FAA releases UAS data on sightings, 2020 forecast

By Patrick C. Miller | March 30, 2016

Sightings of unmanned aircraft systems (UAS) by pilots continue to increase while UAS sales are expected to more than double by 2020, according to information released by the U.S. Federal Aviation Administration (FAA).

The FAA reported 582 incidents of possible UAS encounters by pilots, air traffic controllers and citizens between Aug. 22, 2015, and Jan. 31 this year. The agency also noted that by 2020, the combined number of commercial and hobbyist drones are expected to rise from 2.5 million in 2016 to 7 million in 2020.

"The FAA's market forecast is further proof UAS hold tremendous promise," said Brian Wynne, president and CEO of the Association for Unmanned Vehicle Systems International (AUVSI). "However, until the agency puts in place a regulatory framework, starting with finalizing the small UAS rule, this technology and its great potential will never fully be realized." 

The FAA forecasts that sales of small hobbyist drones could grow from 1.9 million in 2016 to 4.3 million by 2020. Commercial drone sales could increase from 600,000 to 2.7 million over the next four years.

With drone ownership rapidly rising along with the number of UAS incidents reported, the FAA continues to emphasize its efforts on safety and education, such as the free B4UFLY app available for iOS and Android smartphones.

"We have a number of educational initiatives with our government and industry partners to teach drone operators how to fly safely, including the drone registry we launched last December," said Michael Huerta, FAA administrator. “But enforcement goes hand-in-hand with education, and we will take action against anyone who operates irresponsibly to the full extent of the law.”

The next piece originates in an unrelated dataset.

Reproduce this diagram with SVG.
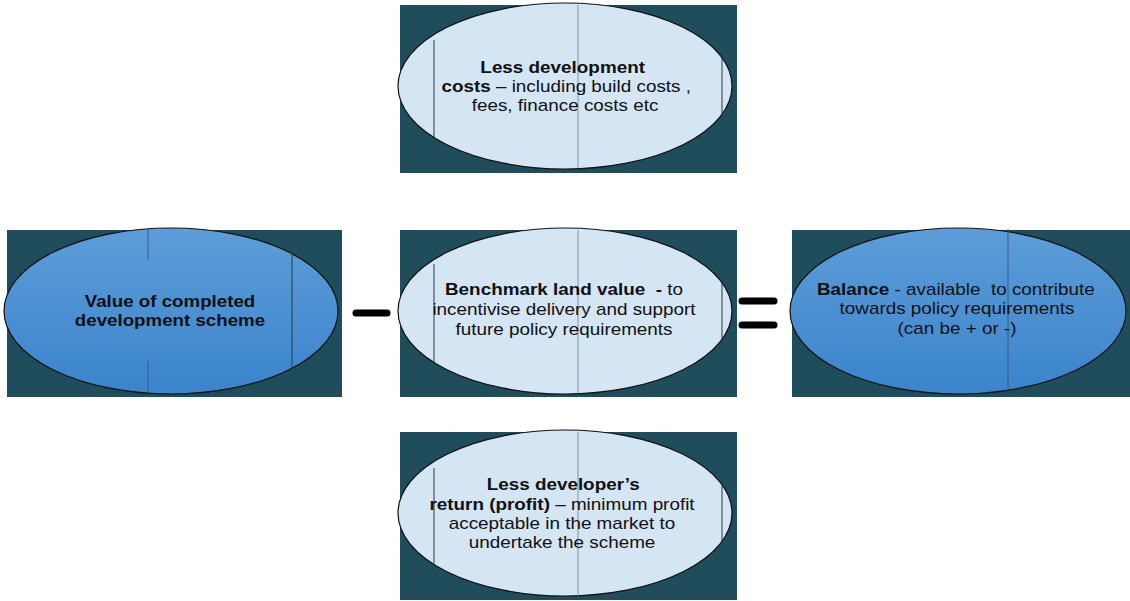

The agency said that more than 406,000 people have registered their drones since the registry went live in late December. The FAA also noted that it continues to work closely with its industry partners through the "Know Before You Fly" campaign.

A preliminary analysis of the new data on UAS encounters by the Center for the Study of the Drone at Bard College showed slightly more than a third of the incidents could be classed as “close encounters”—incidents that present a level of potential hazard.

“The rate of reported incidents continues to be higher than in previous years,” according to the analysis. “This period saw over three times as many incidents as the same period of the previous year.”

The center said there were 24 incidents in which drones reportedly came within 50 feet of a manned aircraft and 11 instances where aircraft made evasive maneuvers to avoid a drone. Sixty percent of the incidents were within five miles of an airport and 90 percent occurred above 400 feet, the analysis noted.

The Academy of Model Aeronautics (AMA), last year criticized the FAA’s previous release of data on UAS encounters, saying the agency used “inflammatory terminology” and included reports of objects that weren’t drones.

This time, the hobbyist organization issued a statement calling for more analysis, but also saying that the agency had done a better job of more accurately characterizing drone sightings.

“An overall increase in the number of sightings of consumer drones is not surprising given FAA’s projections last fall of an influx of nearly a million new such devices by the end of 2015, and presumably many of these sightings constitute legitimate UAS activity,” the AMA said. “A more definitive analysis of the data is needed to separate out the lawful operations from those that pose a true safety concern.”

The AMA said it will closely review the FAA’s latest data on drone sightings and called on the agency to release not only its preliminary reports, but also “investigative findings and any other information associated with these reports.”